6 orders of legal design: how we can intervene in the legal system to improve it
I’ve been thinking systematically over the past few months, as I’ve been looking back over design work and initiatives going on in the world of legal innovation, and bringing design into law. Here’s one of the schematics I’ve created, to make sense of what I’ve been observing.
These 6 Orders are the categories of interventions we working to improve access to justice — laypeople’s access to and empowerment within the legal system. I’ve drawn them out at an abstract level, but tried to hint at what kind of tools and policies would be contained in each.
I’ve listed them out in order of ambition too. Like I’ve written earlier on this blog, I’m eager to move conversations about user experience and usability beyond just making more Plain Language — or even beyond just making more visual and clean-composition interventions. Those are important, but they are also just the first orders of what could be happening.
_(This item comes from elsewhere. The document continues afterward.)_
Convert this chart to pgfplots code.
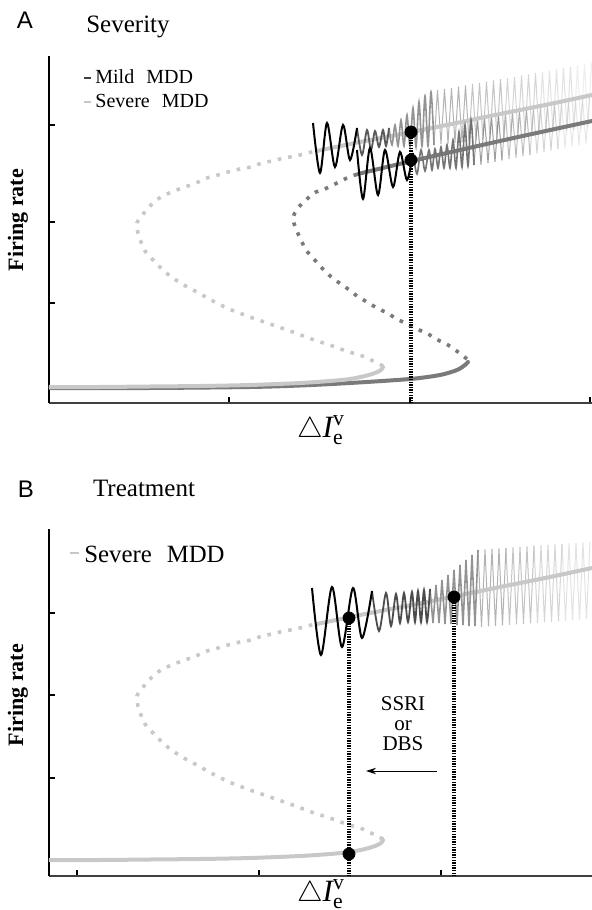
\documentclass[border=0pt]{standalone}
\usepackage{amsmath}
\usepackage{pgfplots}
\pgfplotsset{compat=1.18}
\usepackage{pgfplotstable}
\usepackage{fontspec}
\setmainfont{Liberation Serif}
\newfontfamily\arial{Liberation Sans}
\usetikzlibrary{arrows.meta}

\definecolor{lightc}{HTML}{C8C8C8}
\definecolor{darkc}{HTML}{7A7A7A}
\definecolor{bandS}{HTML}{ABABAB}
\definecolor{bandM}{HTML}{858585}

% severe MDD bifurcation curve (pixel-like units, y downward)
\pgfplotstableread{
x y
49 387
100 387
150 386.5
200 386
250 385
300 383
330 381
350 379
365 376
375 373
381 370
383 367
}\lightLower
\pgfplotstableread{
x y
383 366
371 360
360 355
349 352
338 348
327 344
317 341
306 337
290 331
270 324
250 317
229 309
219 304
209 299
199 293
189 288
179 282
170 276
161 268
153 260
145 251
141 242
138 233
137 223
144 213
154 202
163 196
174 191
185 187
196 183
207 178
218 175
228 172
240 169
251 167
262 163
272 161
284 158
296 156
307 153
317 151
}\lightMid
\pgfplotstableread{
x y
317 151
360 142
412 132
454 123.5
500 114
550 104
592 95
}\lightUpper
% mild MDD curve
\pgfplotstableread{
x y
49 388
150 388
250 387
300 385.5
350 383
410 379
440 375
457 370
465 365
468 362
}\darkLower
\pgfplotstableread{
x y
467 359
458 352
448 345
438 340
428 334
417 329
407 324
397 319
387 313
377 308
367 302
357 296
348 289
338 282
329 275
321 267
313 258
306 250
301 240
296 229
293 218
298 208
307 199
316 192
327 188
337 183
347 178
358 174
}\darkMid
\pgfplotstableread{
x y
358 174
412 161
500 141
592 121
}\darkUpper

\pgfplotsset{
  panel/.style={scale only axis, width=271.5pt, height=173.5pt,
    xmin=49, xmax=592, ymin=56, ymax=403, y dir=reverse,
    axis x line=bottom, axis y line=left,
    axis line style={-, line width=0.6pt, black},
    x axis line style={line width=0.8pt, black!75},
    tick align=inside, major tick length=2.8pt,
    tick style={line width=0.6pt, black},
    xticklabels={}, yticklabels={}},
  solidS/.style={lightc, line width=2pt, line cap=round, smooth},
  solidM/.style={darkc, line width=2pt, line cap=round, smooth},
  dotS/.style={lightc, line width=1.8pt, dash pattern=on 1.8pt off 3.5pt, smooth},
  dotM/.style={darkc, line width=1.8pt, dash pattern=on 1.8pt off 3.5pt, smooth},
  vdot/.style={black, line width=1.6pt, dash pattern=on 0.7pt off 0.6pt},
  dotmark/.style={only marks, mark=*, mark size=3pt, black},
}

\begin{document}
\begin{tikzpicture}[x=1pt,y=1pt]
\useasboundingbox (0pt,0pt) rectangle (296pt,455pt);
% ---------------- Panel A ----------------
\node[font=\arial\fontsize{12}{12}\selectfont] at (12.5pt,445pt) {A};
\node[font=\fontsize{12.5}{12}\selectfont, anchor=base] at (64pt,438.5pt) {Severity};
\node[rotate=90, font=\bfseries\fontsize{11}{11}\selectfont] at (9pt,345pt) {Firing rate};
\node[font=\fontsize{15.5}{15}\selectfont] at (160.5pt,240pt) {$\triangle\textit{I}_{\text{e}}^{\text{v}}$};
\begin{axis}[panel, at={(24.5pt,253.5pt)}, anchor=south west,
  xtick={229,410,590}, ytick={125,222,303,386}]
\addplot[solidM] table {\darkLower};
\addplot[solidS] table {\lightLower};
\addplot[dotS] table {\lightMid};
\addplot[dotM] table {\darkMid};
% dense oscillations, severe
\addplot[bandS, line width=0.5pt, draw opacity=0.9] coordinates {(434,145) (437.5,90) (441,144) (444.5,89) (448,143.5) (451.5,88) (455,142.7) (458.5,86.7) (462,142) (465.5,85.4) (469,141.2)};
\addplot[bandS, line width=0.5pt, draw opacity=0.7] coordinates {(469,141.2) (472.5,84.2) (476,140.5) (479.5,83) (483,139.7) (486.5,81.7) (490,139) (493.5,80.5) (497,138.2) (500.5,79.2) (504,137.4)};
\addplot[bandS, line width=0.5pt, draw opacity=0.5] coordinates {(504,137.4) (507.5,78) (511,136.7) (514.5,76.8) (518,135.9) (521.5,75.5) (525,135.2) (528.5,74.3) (532,134.4) (535.5,73) (539,133.7)};
\addplot[bandS, line width=0.5pt, draw opacity=0.35] coordinates {(539,133.7) (542.5,71.8) (546,132.9) (549.5,70.6) (553,132.1) (556.5,69.3) (560,131.4) (563.5,68) (567,130.6) (570.5,66.8) (574,129.9)};
\addplot[bandS, line width=0.5pt, draw opacity=0.22] coordinates {(574,129.9) (577.5,65.6) (581,129.1) (584.5,64.3) (588,128.3) (591.5,63)};
% dense oscillations, mild
\addplot[bandM, line width=0.5pt, draw opacity=0.8] coordinates {(474,165) (477.5,119.3) (481,164.6) (484.5,117.9) (488,163.2) (491.5,116.5) (495,161.8) (498.5,115.1) (502,160.4)};
\addplot[bandM, line width=0.5pt, draw opacity=0.55] coordinates {(502,160.4) (505.5,113.7) (509,159) (512.5,112.3) (516,157.6) (519.5,110.9) (523,156.2) (526.5,109.5) (530,154.8)};
\addplot[bandM, line width=0.5pt, draw opacity=0.35] coordinates {(530,154.8) (533.5,108.1) (537,153.4) (540.5,106.7) (544,152) (547.5,105.3) (551,150.6) (554.5,103.9) (558,149.2)};
\addplot[bandM, line width=0.5pt, draw opacity=0.2] coordinates {(558,149.2) (561.5,102.5) (565,147.8) (568.5,101.1) (572,146.4) (575.5,99.7) (579,145) (582.5,98.3) (586,143.6) (589.5,96.9)};
\addplot[solidS] table {\lightUpper};
\addplot[solidM] table {\darkUpper};
% slow oscillations
\addplot[gray!85, line width=0.8pt, smooth] coordinates {(389,128) (392,145) (395,125) (398,146) (401,120) (404,146) (407,115) (410,147) (413,108) (416,147) (419,102) (422,146) (425,96) (428,146) (431,92) (434,145)};
\addplot[black!65, line width=0.9pt, smooth] coordinates {(357,128) (362,155) (367,130) (371,150) (375,131) (379,147) (383,130) (386,146) (389,128)};
\addplot[black, line width=1pt, smooth] coordinates {(313,123) (320,173) (327,123) (335,167) (343,125) (350,160) (357,128)};
\addplot[black!55, line width=0.8pt, smooth] coordinates {(413,153) (417,174) (421,150) (425,171) (429,150) (432,170) (435,149) (438,168) (441,147) (444,168) (447,145) (450,168) (453,140) (456,168) (459,132) (462,167) (465,125) (468,166) (471,120) (474,165)};
\addplot[black, line width=1pt, smooth] coordinates {(357,150) (363,199) (370,148) (378,195) (385,150) (393,187) (400,152) (407,180) (413,153)};
\addplot[vdot] coordinates {(411,132) (411,403)};
\addplot[dotmark] coordinates {(411,132) (411,160)};
% legend
\draw[black!75, line width=1.2pt] (axis cs:84,78) -- (axis cs:91,78);
\node[anchor=base west, inner sep=0pt, font=\fontsize{10}{12}\selectfont] at (axis cs:95,84) {Mild\hspace{0.35em} MDD};
\draw[lightc, line width=1.2pt] (axis cs:84,102) -- (axis cs:91,102);
\node[anchor=base west, inner sep=0pt, font=\fontsize{10}{12}\selectfont] at (axis cs:95,108) {Severe\hspace{0.35em} MDD};
\end{axis}

% ---------------- Panel B ----------------
\node[font=\arial\fontsize{12}{12}\selectfont] at (13pt,210.5pt) {B};
\node[font=\fontsize{12.5}{12}\selectfont, anchor=base] at (72pt,206.5pt) {Treatment};
\node[rotate=90, font=\bfseries\fontsize{11}{11}\selectfont] at (9pt,107.5pt) {Firing rate};
\node[font=\fontsize{15.5}{15}\selectfont] at (160.5pt,8pt) {$\triangle\textit{I}_{\text{e}}^{\text{v}}$};
\begin{axis}[panel, at={(24.5pt,17pt)}, anchor=south west,
  xtick={77,259,441}, ytick={140,222,305,387}]
\addplot[solidS] table {\lightLower};
\addplot[dotS] table {\lightMid};
\addplot[bandS, line width=0.5pt, draw opacity=0.9] coordinates {(478,77) (481.5,153.8) (485,76.5) (488.5,153.3) (492,76) (495.5,152.8) (499,75.5) (502.5,152.3) (506,75)};
\addplot[bandS, line width=0.5pt, draw opacity=0.7] coordinates {(506,75) (509.5,151.8) (513,74.5) (516.5,151.3) (520,74) (523.5,150.8) (527,73.4) (530.5,150.3) (534,72.9)};
\addplot[bandS, line width=0.5pt, draw opacity=0.5] coordinates {(534,72.9) (537.5,149.8) (541,72.4) (544.5,149.3) (548,71.9) (551.5,148.8) (555,71.4) (558.5,148.3) (562,70.8)};
\addplot[bandS, line width=0.5pt, draw opacity=0.33] coordinates {(562,70.8) (565.5,147.8) (569,70.3) (572.5,147.2) (576,69.8) (579.5,146.7) (583,69.3) (586.5,146.2) (590,68.8)};
\addplot[solidS] table {\lightUpper};
\addplot[gray!85, line width=0.8pt] coordinates {(430,116) (433,150) (436,112) (439,150) (442,107) (445,151) (448,102) (451,151) (454,97) (457,152) (460,92) (463,152) (466,87) (469,153) (472,82) (475,153) (478,77)};
\addplot[black!70, line width=0.9pt, smooth] coordinates {(372,118) (379,158) (386,120) (391,153) (396,121) (400,150) (404,120) (408,149) (412,119) (415,149) (418,118) (421,149) (424,117) (427,149) (430,116)};
\addplot[black, line width=1pt, smooth] coordinates {(312,115) (321,182) (332,114) (342,174) (353,115) (362,165) (372,118)};
\addplot[vdot] coordinates {(349,145) (349,403)};
\addplot[vdot] coordinates {(454,124) (454,403)};
\addplot[dotmark] coordinates {(349,145) (349,381) (454,124)};
\node[align=center, font=\fontsize{10.5}{10}\selectfont] at (axis cs:403,251) {SSRI\\or\\DBS};
\draw[-{Stealth[length=5pt,width=3.2pt]}, line width=0.5pt] (axis cs:437,298) -- (axis cs:366,298);
\draw[lightc, line width=1.2pt] (axis cs:70,80) -- (axis cs:79,80);
\node[anchor=base west, inner sep=0pt, font=\fontsize{12.4}{14}\selectfont] at (axis cs:84,89) {Severe\hspace{0.35em} MDD};
\end{axis}
\end{tikzpicture}
\end{document}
I am pushing for interventions that are more ambitious — giving laypeople more ability to understand and customize legal info, legal processes, legal options for their own wise planning. Access to Justice requires more than just presenting info — it requires creating comprehension and decision-making tools for people, who are stuck in complex systems.
And, of course, the big target is making the system less complex. Why must procedures be so laborious and obscure? If we can change regulations and procedures within courts and legal services, then we can make big strides in improving laypeople’s comprehension & ability to navigate these systems.